Musique mesurée à l'antique (French: [myzik məzyʁe a lɑ̃tik]) was a style of vocal musical composition in France in the late 16th century. In musique mesurée, longer syllables in the French language were set to longer note values, and shorter syllables to shorter, in a homophonic texture but in a situation of metric fluidity, in an attempt to imitate contemporary understanding of Ancient Greek music. Although this compositional method did not attain popularity at first, it attracted some of the most famous composers of the time. Its basis in a desire to re-create the artistic ethos of Ancient Greece, especially in respect to text declamation, had a strong similarity to contemporary movements in Italy, such as the work of the Florentine Camerata which engendered the first operas, and brought about the beginning of the Baroque era in music.

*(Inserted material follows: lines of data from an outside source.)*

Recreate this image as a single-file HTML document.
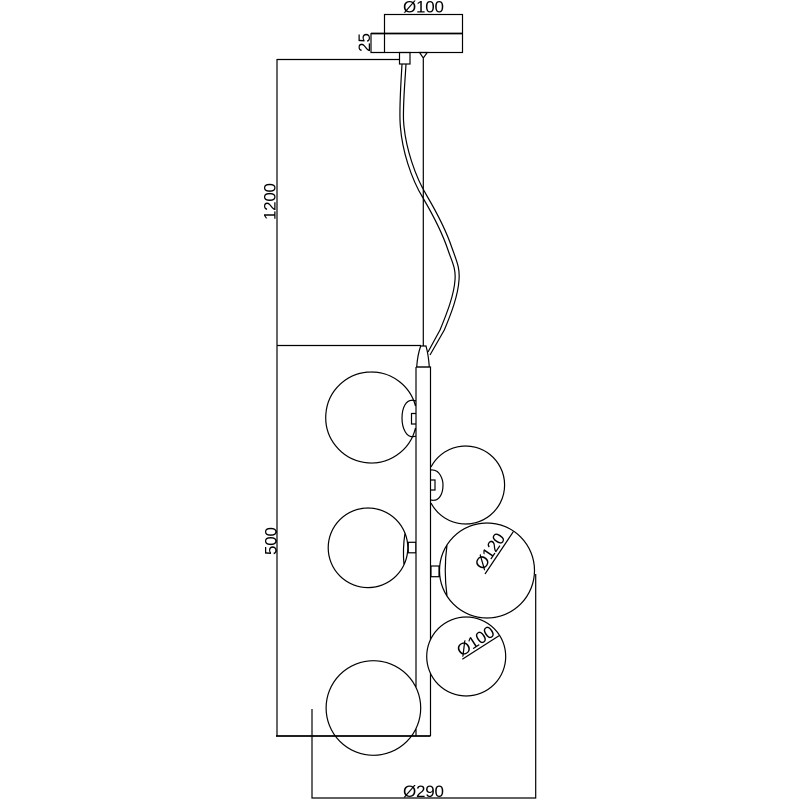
<!DOCTYPE html>
<html><head><meta charset="utf-8"><style>
html,body{margin:0;padding:0;background:#fff}
svg{display:block}
text{font-family:"Liberation Sans",sans-serif;font-size:17px;fill:#000;stroke:none}
</style></head><body>
<svg width="800" height="800" viewBox="0 0 800 800" fill="none" stroke="#000" stroke-width="1.2">
<rect x="384.500" y="14.500" width="78" height="38"/>
<path d="M371 33.500H462.500" stroke-width="1.800"/>
<path d="M371 33V52.500H384.500"/>
<path d="M277 59.500H399.500M277 59V736M277 345.500H421"/>
<rect x="399.500" y="52.500" width="10.500" height="11.500"/>
<path d="M419.500 52.500H427.300L423.300 58ZM423.300 58V346"/>
<path d="M402 64C401 82 399.500 102 400 120C401 150 412 180 423 198C433 215 442 232 448 250C452 262 456 268 455 280C454 295 447 313 440 330L428 352"/>
<path d="M406 64C405 82 403 102 403.500 120C405 148 416 178 427 196C437 213 446 230 452 248C457 262 460 268 459 280C458 296 451 314 444.300 330L430 355"/>
<path d="M420.700 346H426Q428.500 355 429.300 367H416.700Q417.500 355 420.700 346Z"/>
<path d="M416 367H430.500V736M416 367V736"/>
<path d="M371 372A45.500 45.500 0 1 0 415.500 428M415.500 406A45.500 45.500 0 0 0 371 372"/>
<path d="M431 467A39 39 0 1 1 431 503"/>
<circle cx="368" cy="547.800" r="39.800"/>
<circle cx="487" cy="570.500" r="47.500"/>
<circle cx="466.200" cy="656.500" r="39.500" fill="#fff"/>
<circle cx="373.400" cy="708" r="47.300" fill="#fff"/>
<path d="M276 736H430.500" stroke-width="1.800"/>
<path d="M416 401C405 397 402 410 402 418C402 427 406 440 416 436"/>
<path d="M416 413.500H411.500V424H416"/>
<path d="M431 470C440 469 443 480 443 485C443 494 439 502 431 500"/>
<path d="M431 480H435V490H431"/>
<rect x="408.300" y="542.300" width="7.500" height="10.500"/>
<rect x="431" y="566" width="8" height="10.700"/>
<path d="M405 533Q402.500 549 404 565"/>
<path d="M447 545Q443.500 570 447 596"/>
<path d="M312 709V798H535.700V574"/>
<path d="M485 574L513.300 531.700"/>
<path d="M462.300 659.300L499 635.700"/>
<text x="403" y="12.500" textLength="41">Ø100</text>
<text transform="translate(370,52) rotate(-90)" textLength="19">25</text>
<text transform="translate(275.500,220) rotate(-90)" textLength="37">1200</text>
<text transform="translate(276.500,555) rotate(-90)" textLength="28">500</text>
<text x="403" y="797" textLength="41">Ø290</text>
<text transform="translate(483.500,571) rotate(-56)" textLength="40">Ø120</text>
<text transform="translate(461.500,657) rotate(-33)" textLength="41">Ø100</text>
</svg>
</body></html>
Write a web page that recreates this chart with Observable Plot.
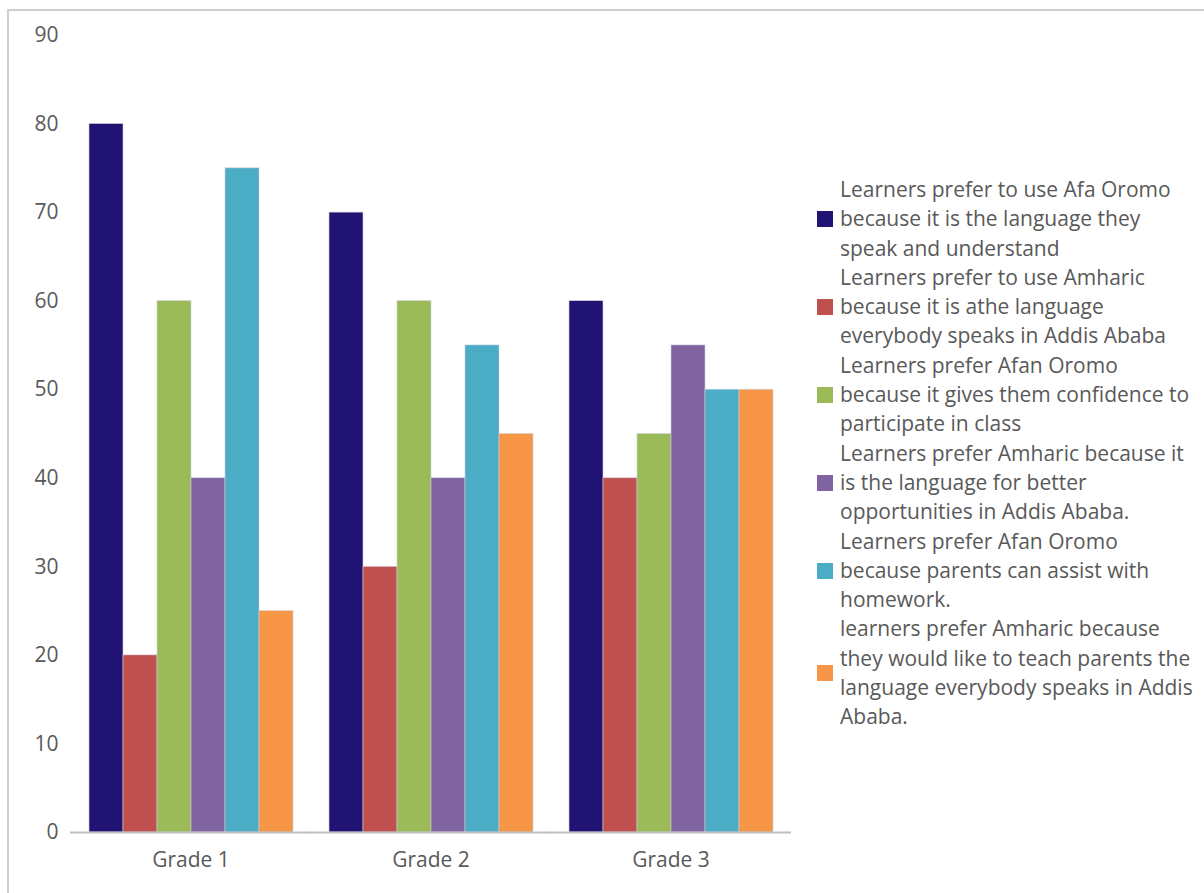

Pieces written as musique mesurée were settings of the poetical form known as vers mesurés. Beginning in the late 1560s in Paris, under the direction of Jean-Antoine de Baïf, a group of poets known as the Pléiade attempted to recreate the metrical effect of ancient Greek and Latin poetry in French, using the quantitative principles of those languages. The attempt was more than an academic one: Baïf and his associates, horrified by the barbarity of the age, including the bloody religious wars which raged throughout the last decades of the century, sought to improve mankind by bringing back the ancient diction, which was believed to have had a positive ethical effect on its hearers. For this attempt they had the approval of the current king of France, Charles IX, and they met in secret to plan their musical revolution. Baïf, with the royal patent, founded the Académie de Poésie et de Musique in 1570, along with his intimate musical associate Joachim Thibault de Courville. Poet Pierre de Ronsard was also involved in the group.